In the defense of those frustrated by Bryan, Dolph Ziggler, and Cesaro not winning the Rumble, imagine what it’s like to be fans of something you’re never going to get to see succeed. I get that there are people who live in cities with shitty sports team they’ve rooted for all their lives, but the fact is, your cheering, however fervent, doesn’t have the power to make your teams play better. Wrestling is just more interactive than traditional scripted television, and there’s a general understanding that who the fans cheer and who the fans boo actually has an effect on the direction of the product.
(It’s looking like Dolph Ziggler and Daniel Bryan are going to get to tear it up together at ‘Mania, which will be great, and will more than sate any frustrations I have, but for diehard fans of these two, it’s not enough to get to see them put on great matches if, ultimately, those matches don’t move them forward in any meaningful way. To further a strained football metaphor, you wouldn’t want to keep watching your favorite team play the same team over and over for no fucking reason, no matter how exciting the play by play happens to be.)
Personally, I have no problem with Roman Reigns winning the Rumble and going to Wrestlemania to fight Brock Lesnar. The intimate and straight-laced promo the two future combatants cut with Paul Heyman on the snowed-in edition of Raw was great, and I’m personally too curious to see where things go with this angle to stop watching the show or to #CancelWWENetwork like some bitter fans. (No, seriously, how great is it that this led to an article by Time fucking Magazine?) My beef isn’t that Roman won, but that since the break-up of The Shield, he’s had nothing resembling an arc. Seth Rollins became arguably the company’s greatest heel, and Dean has, surprisingly, become a really damn good babyface, but Roman has just gone on being the dude from The Shield, but with bigger opportunities and an unhealthy amount of John Cena cosplay. Daniel Bryan’s win at Wrestlemania wasn’t great last year just because internet nerds love him from the indies, but because he had a compelling arc that led to that satisfying ending. Discounting the aforementioned Heyman promo, Roman’s had no discernible story throughout this year, so outside of some artificially manufactured momentum, there’s no investment in his journey. (Yes, all momentum in wrestling is manufactured, but Roman’s in particular fails to feel hard won.)
We celebrate good endings because we’ve invested our emotions in strong beginnings and tumultuous middle acts. More often than not, the WWE places a pin on the calendar with the happy ending they want us to cheer for, but they fail to reverse engineer a compelling narrative to take us there. They’ve shown a skill for believable course correction in the past, so one can only hope they’ll employ it this year. That doesn’t just mean shoehorning Daniel Bryan into ill-fitting angles to shut the internet up. It means putting your heroes (in this case, Roman Reigns) through a wringer so when he makes it out the other side triumphant, it means something.

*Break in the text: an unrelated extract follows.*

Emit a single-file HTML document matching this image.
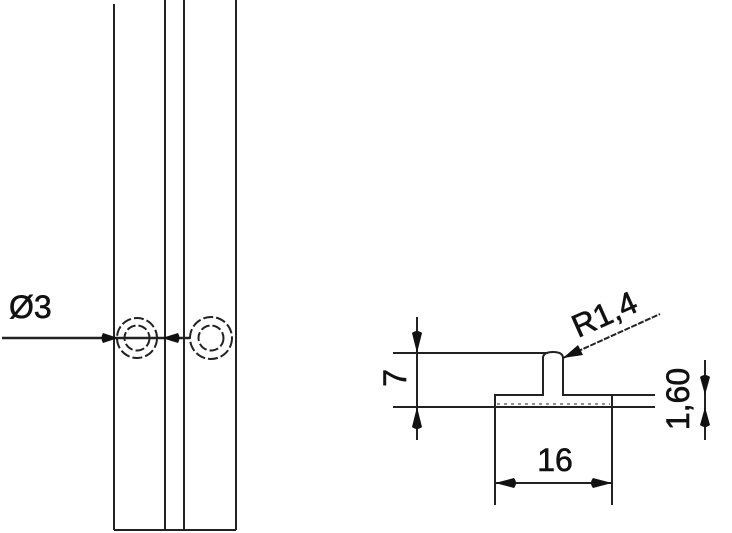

Now, there is a scripted television show that did in fact mirror the WWE’s unique predicament between pushing their own agenda and pleasing a fickle, fragmented audience whose active interaction was as much boon as detriment. This show, also, was run by people who played it by ear and often seemed like they had no idea where the fuck they were going. To talk about this show, we’ve gotta go back. Way back.

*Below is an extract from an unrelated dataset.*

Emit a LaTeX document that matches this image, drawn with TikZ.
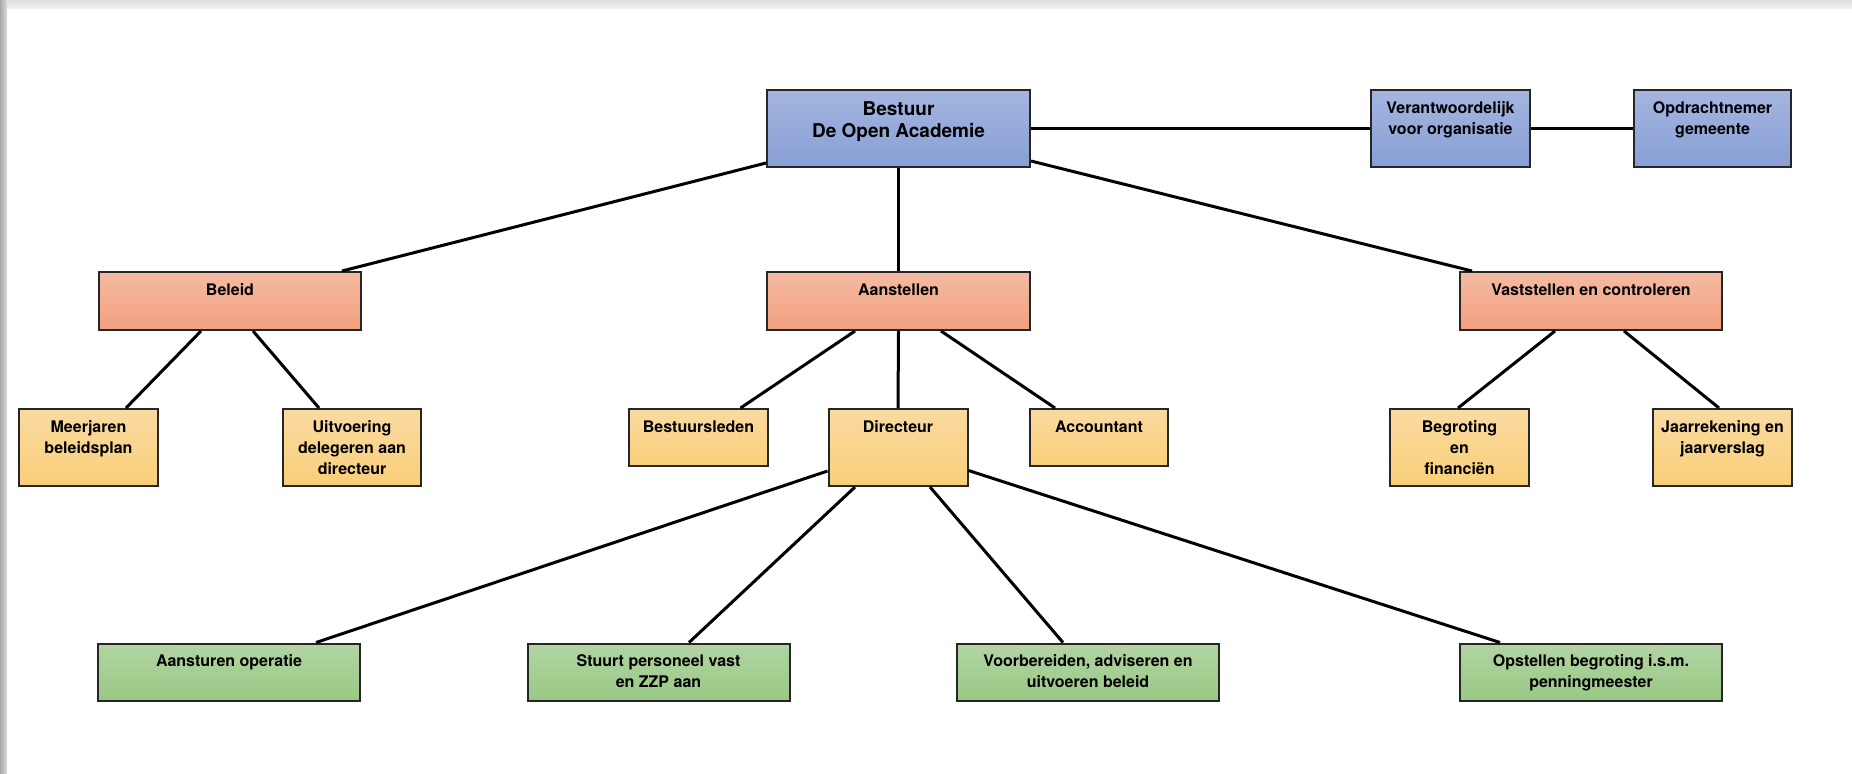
\documentclass[tikz,border=0pt]{standalone}
\usepackage{fontspec}
\setmainfont{TeX Gyre Heros}
\usetikzlibrary{calc}
\definecolor{boxline}{HTML}{262626}
\definecolor{blueT}{HTML}{A4B5DF}
\definecolor{blueB}{HTML}{889FD6}
\definecolor{salT}{HTML}{F4BBA2}
\definecolor{salB}{HTML}{F29F7F}
\definecolor{yelT}{HTML}{FADAA2}
\definecolor{yelB}{HTML}{F9CF78}
\definecolor{grnT}{HTML}{B2D4A3}
\definecolor{grnB}{HTML}{99C984}
\begin{document}
\begin{tikzpicture}[x=0.5pt,y=-0.5pt,
  box/.style={draw=boxline, line width=1pt, inner sep=0pt, rectangle},
  sz/.style 2 args={minimum width=#1*0.5pt, minimum height=#2*0.5pt},
  bluebox/.style={box, top color=blueT, bottom color=blueB},
  salbox/.style={box, top color=salT, bottom color=salB},
  yelbox/.style={box, top color=yelT, bottom color=yelB},
  grnbox/.style={box, top color=grnT, bottom color=grnB},
  txt/.style={font=\bfseries\fontsize{8}{10.5}\selectfont, align=center, inner sep=0pt, anchor=north},
  bigtxt/.style={txt, font=\bfseries\fontsize{9.5}{11.35}\selectfont},
  conn/.style={line width=1.5pt, black},
]
\useasboundingbox (0,0) rectangle (1852,773);
\fill[white] (0,0) rectangle (1852,773);
\shade[top color=gray!24, bottom color=gray!12] (0,0) rectangle (1852,8);
\shade[left color=gray!68, right color=gray!28] (0,0) rectangle (7,773);

% top row
\node[bluebox, sz={263}{77}] (bestuur) at (898.5,128.5) {};
\node[bluebox, sz={159}{77}] (verant) at (1450.5,128.5) {};
\node[bluebox, sz={157}{77}] (opdracht) at (1712.5,128.5) {};
% second row
\node[salbox, sz={262}{58}] (beleid) at (230,301) {};
\node[salbox, sz={263}{58}] (aanstellen) at (898.5,301) {};
\node[salbox, sz={262}{58}] (vaststellen) at (1591,301) {};
% third row
\node[yelbox, sz={139}{77}] (meerjaren) at (88.5,447.5) {};
\node[yelbox, sz={138}{77}] (uitvoering) at (352,447.5) {};
\node[yelbox, sz={139}{57}] (bestuursleden) at (698.5,437.5) {};
\node[yelbox, sz={139}{77}] (directeur) at (898,447.5) {};
\node[yelbox, sz={138}{57}] (accountant) at (1099,437.5) {};
\node[yelbox, sz={139}{77}] (begroting) at (1459.5,447.5) {};
\node[yelbox, sz={139}{77}] (jaarrekening) at (1722.5,447.5) {};
% fourth row
\node[grnbox, sz={262}{57}] (aansturen) at (229,672) {};
\node[grnbox, sz={262}{57}] (stuurt) at (658.5,672) {};
\node[grnbox, sz={262}{57}] (voorbereiden) at (1088,672) {};
\node[grnbox, sz={262}{57}] (opstellen) at (1591,672) {};

% texts
\node[bigtxt] (t-bestuur) at ($(bestuur.north)+(0,12)$) {Bestuur\\De Open Academie};
\node[txt] (t-verant) at ($(verant.north)+(0,12)$) {Verantwoordelijk\\voor organisatie};
\node[txt] (t-opdracht) at ($(opdracht.north)+(0,12)$) {Opdrachtnemer\\gemeente};
\node[txt] (t-beleid) at ($(beleid.north)+(0,12)$) {Beleid};
\node[txt] (t-aanstellen) at ($(aanstellen.north)+(0,12)$) {Aanstellen};
\node[txt] (t-vaststellen) at ($(vaststellen.north)+(0,12)$) {Vaststellen en controleren};
\node[txt] (t-meerjaren) at ($(meerjaren.north)+(0,12)$) {Meerjaren\\beleidsplan};
\node[txt] (t-uitvoering) at ($(uitvoering.north)+(0,12)$) {Uitvoering\\delegeren aan\\directeur};
\node[txt] (t-bestuursleden) at ($(bestuursleden.north)+(0,12)$) {Bestuursleden};
\node[txt] (t-directeur) at ($(directeur.north)+(0,12)$) {Directeur};
\node[txt] (t-accountant) at ($(accountant.north)+(0,12)$) {Accountant};
\node[txt] (t-begroting) at ($(begroting.north)+(0,12)$) {Begroting\\en\\financiën};
\node[txt] (t-jaarrekening) at ($(jaarrekening.north)+(0,12)$) {Jaarrekening en\\jaarverslag};
\node[txt] (t-aansturen) at ($(aansturen.north)+(0,12)$) {Aansturen operatie};
\node[txt] (t-stuurt) at ($(stuurt.north)+(0,12)$) {Stuurt personeel vast\\en ZZP aan};
\node[txt] (t-voorbereiden) at ($(voorbereiden.north)+(0,12)$) {Voorbereiden, adviseren en\\uitvoeren beleid};
\node[txt] (t-opstellen) at ($(opstellen.north)+(0,12)$) {Opstellen begroting i.s.m.\\penningmeester};

% connectors
\draw[conn] ($(bestuur.south west)+(0,-5)$) -- ($(beleid.north west)+(244,0)$);
\draw[conn] (bestuur.south) -- (aanstellen.north);
\draw[conn] ($(bestuur.south east)+(0,-7)$) -- ($(vaststellen.north west)+(13,0)$);
\draw[conn] (bestuur.east) -- (verant.west);
\draw[conn] (verant.east) -- (opdracht.west);
\draw[conn] ($(beleid.south west)+(103,0)$) -- ($(meerjaren.north west)+(108,0)$);
\draw[conn] ($(beleid.south west)+(155,0)$) -- ($(uitvoering.north west)+(37,0)$);
\draw[conn] ($(aanstellen.south west)+(89,0)$) -- ($(bestuursleden.north west)+(112.5,0)$);
\draw[conn] (aanstellen.south) -- (directeur.north);
\draw[conn] ($(aanstellen.south west)+(175,0)$) -- ($(accountant.north west)+(26,0)$);
\draw[conn] ($(vaststellen.south west)+(96,0)$) -- ($(begroting.north west)+(69,0)$);
\draw[conn] ($(vaststellen.south west)+(165,0)$) -- ($(jaarrekening.north west)+(67,0)$);
\draw[conn] ($(directeur.south west)+(0,-16)$) -- ($(aansturen.north west)+(219,0)$);
\draw[conn] ($(directeur.south west)+(27.5,0)$) -- ($(stuurt.north west)+(162.5,0)$);
\draw[conn] ($(directeur.south west)+(102.5,0)$) -- ($(voorbereiden.north west)+(107,0)$);
\draw[conn] ($(directeur.south east)+(0,-16.5)$) -- ($(opstellen.north west)+(41,0)$);
\end{tikzpicture}
\end{document}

LOST! A sprawling cast of disparate heroes and villains acting out grand, mythological theater? The Island might as well be a squared circle! Much like Vince and his writing team, Damon Lindelof and Carlton Cuse had a clear idea of where they wanted to take the show and what they wanted to do, but along the way, a lot of shit was up in the air and they had to improvise. A lot. Like, a lot more than you would assume given how intricate and interwoven the quilt of complimentary story arcs the show contains. Not unlike the WWE, the guys behind Lost got a lot of shit when their dramatic acrobatics didn’t gel with the expectations and hopes of their audience. They, too, had to try to cater to the average, mainstream viewer without boring their more vocal fan base, who were impatient for the show to focus squarely on their science fiction mythology. (I guess you could say Daniel Bryan is the Lost equivalent of finding out who Jacob is, while John Cena is the Kate love triangle.) The difference is that the Lost writers knew how to think on their feet and weave a metanarrative that furthered their own themes while assuaging disgruntled fans in equal measure.
(Spoilers for Lost ahead. Get the fuck over yourself, it’s been years.)

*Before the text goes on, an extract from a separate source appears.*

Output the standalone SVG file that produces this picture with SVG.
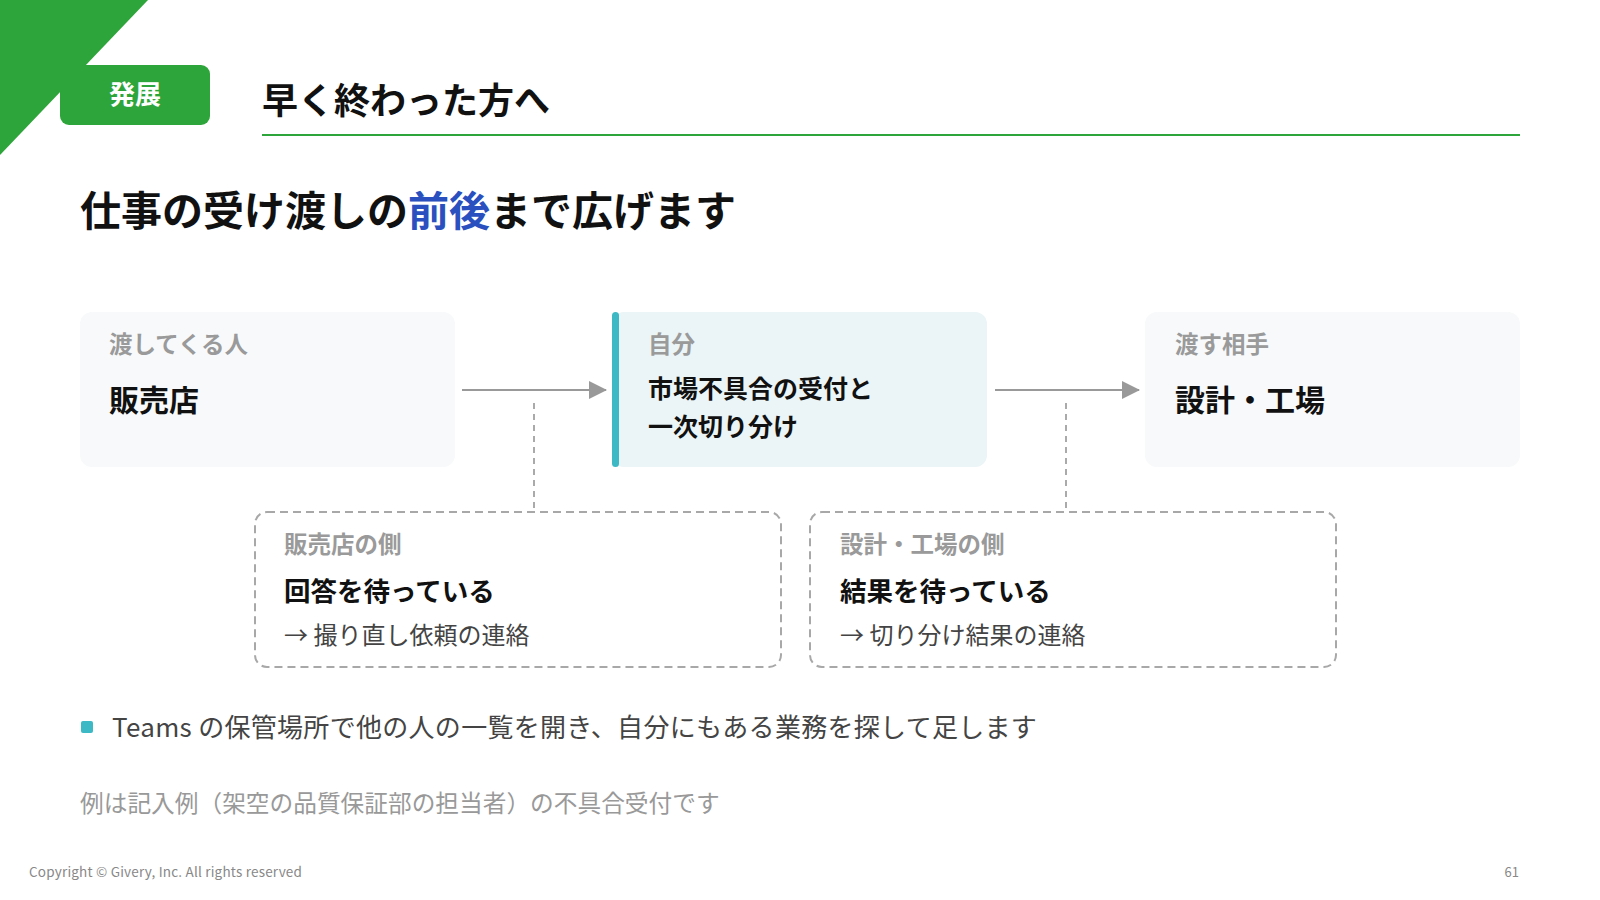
<svg xmlns="http://www.w3.org/2000/svg" width="1600" height="900" viewBox="0 0 1600 900">
<style>
text{font-family:"Noto Sans CJK JP","Noto Sans",sans-serif}
.lbl{font-size:23.5px;font-weight:700;fill:#9a9a9a}
.main{font-size:30px;font-weight:700;fill:#111}
.mid{font-size:25px;font-weight:700;fill:#111}
.mid2{font-size:26.5px;font-weight:700;fill:#111}
.sub{font-size:24px;font-weight:400;fill:#444}
.card{fill:#f7f9fa}
.dbox{fill:#fff;stroke:#a8a8a8;stroke-width:2;stroke-dasharray:8 5}
.conn{stroke:#999;stroke-width:2;fill:none}
.dash{stroke:#aaa;stroke-width:2;stroke-dasharray:6 5;fill:none}
</style>
<defs>
<marker id="arr" markerWidth="18" markerHeight="18" refX="17" refY="9" orient="auto" markerUnits="userSpaceOnUse" viewBox="0 0 18 18">
<path d="M0,0 L18,9 L0,18 z" fill="#999"/>
</marker>
</defs>
<rect width="1600" height="900" fill="#fff"/>
<g id="header">
<polygon points="0,0 148,0 0,155" fill="#2ea53a"/>
<rect x="60" y="65" width="150" height="60" rx="9" fill="#2ea53a"/>
<text x="135" y="104" text-anchor="middle" font-size="26" font-weight="700" fill="#fff">発展</text>
<text x="262" y="114" font-size="36" font-weight="700" fill="#111">早く終わった方へ</text>
<line x1="262" y1="135" x2="1520" y2="135" stroke="#2ea53a" stroke-width="2"/>
<text x="80" y="226" font-size="41" font-weight="700" fill="#111">仕事の受け渡しの<tspan fill="#2a4fbf">前後</tspan>まで広げます</text>
</g>
<g id="connectors">
<line class="conn" x1="462" y1="390" x2="606" y2="390" marker-end="url(#arr)"/>
<line class="conn" x1="995" y1="390" x2="1139" y2="390" marker-end="url(#arr)"/>
<line class="dash" x1="534" y1="403" x2="534" y2="512"/>
<line class="dash" x1="1066" y1="403" x2="1066" y2="512"/>
</g>
<g id="node-giver">
<rect class="card" x="80" y="312" width="375" height="155" rx="12"/>
<text class="lbl" x="109" y="353">渡してくる人</text>
<text class="main" x="109" y="411">販売店</text>
</g>
<g id="node-self">
<rect x="612" y="312" width="375" height="155" rx="12" fill="#ebf4f6"/>
<rect x="612" y="312" width="7" height="155" rx="3.5" fill="#3cb9c4"/>
<text class="lbl" x="648" y="353">自分</text>
<text class="mid" x="648" y="398">市場不具合の受付と</text>
<text class="mid" x="648" y="436">一次切り分け</text>
</g>
<g id="node-receiver">
<rect class="card" x="1145" y="312" width="375" height="155" rx="12"/>
<text class="lbl" x="1175" y="353">渡す相手</text>
<text class="main" x="1175" y="411">設計・工場</text>
</g>
<g id="node-giver-side">
<rect class="dbox" x="255" y="512" width="526" height="155" rx="12"/>
<text class="lbl" x="284" y="553">販売店の側</text>
<text class="mid2" x="284" y="601">回答を待っている</text>
<text class="sub" x="284" y="644">→ 撮り直し依頼の連絡</text>
</g>
<g id="node-receiver-side">
<rect class="dbox" x="810" y="512" width="526" height="155" rx="12"/>
<text class="lbl" x="840" y="553">設計・工場の側</text>
<text class="mid2" x="840" y="601">結果を待っている</text>
<text class="sub" x="840" y="644">→ 切り分け結果の連絡</text>
</g>
<g id="notes">
<rect x="81" y="721" width="12" height="12" rx="2" fill="#3cb9c4"/>
<text x="112" y="737" font-size="26" letter-spacing="0.3" fill="#444">Teams の保管場所で他の人の一覧を開き、自分にもある業務を探して足します</text>
<text x="80" y="812" font-size="23.7" fill="#999">例は記入例（架空の品質保証部の担当者）の不具合受付です</text>
<text x="29" y="877" font-size="13.5" letter-spacing="0.2" fill="#888">Copyright © Givery, Inc. All rights reserved</text>
<text x="1519" y="877" font-size="13" fill="#888" text-anchor="end">61</text>
</g>
</svg>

In season 2, when it was time for the writers to kill off Ana Lucia, they had to acknowledge that fans hated her character, so the heartwrenching death they had planned just wasn’t going to work the same. They solved this problem by also killing off Libby, because her burgeoning flirtation with Hurley had engendered enough fan sympathy for her passing to illicit the tragic effect they wanted. This was smart course correction. When fans bitched at the notion that the island had all these inhabitants, but we only stuck with the core cast, they introduced Nikki and Paolo, two instantly reviled characters whose mere existence set off Jar Jar Binks levels of disenfranchisement. In this instance, they had listened to the fans and tried to give them what they wanted, only to receive more scorn. They wrote the episode “Exposé” as a response to this paradox, and the result is one of the funniest, most ingenius episodes of the whole series.
You see, the WWE doesn’t need to cede to every whim of its audience. They’re a business first, and storytellers second, and neither station requires a slavish dedication to the customer always being right. If you have a product that thrives on so much fan interactivity, you have to at least consider the feedback you’re given and let it inform your storytelling, especially if you want to continue to suspend disbelief with an increasingly savvy modern audience. Lost and WWE both employed similar methods for solving these problems. The former aimed to satisfy their fans without diluting the story they set out to tell, a difficult task, but one anchored by a devotion to the very consumers whose commitment allowed the show to exist. The WWE seems to want to do its thing in spite of the people they claim to be trying to entertain.
Maybe Vince could learn a thing or two from Damon Lindelof. Just don’t let him see Prometheus.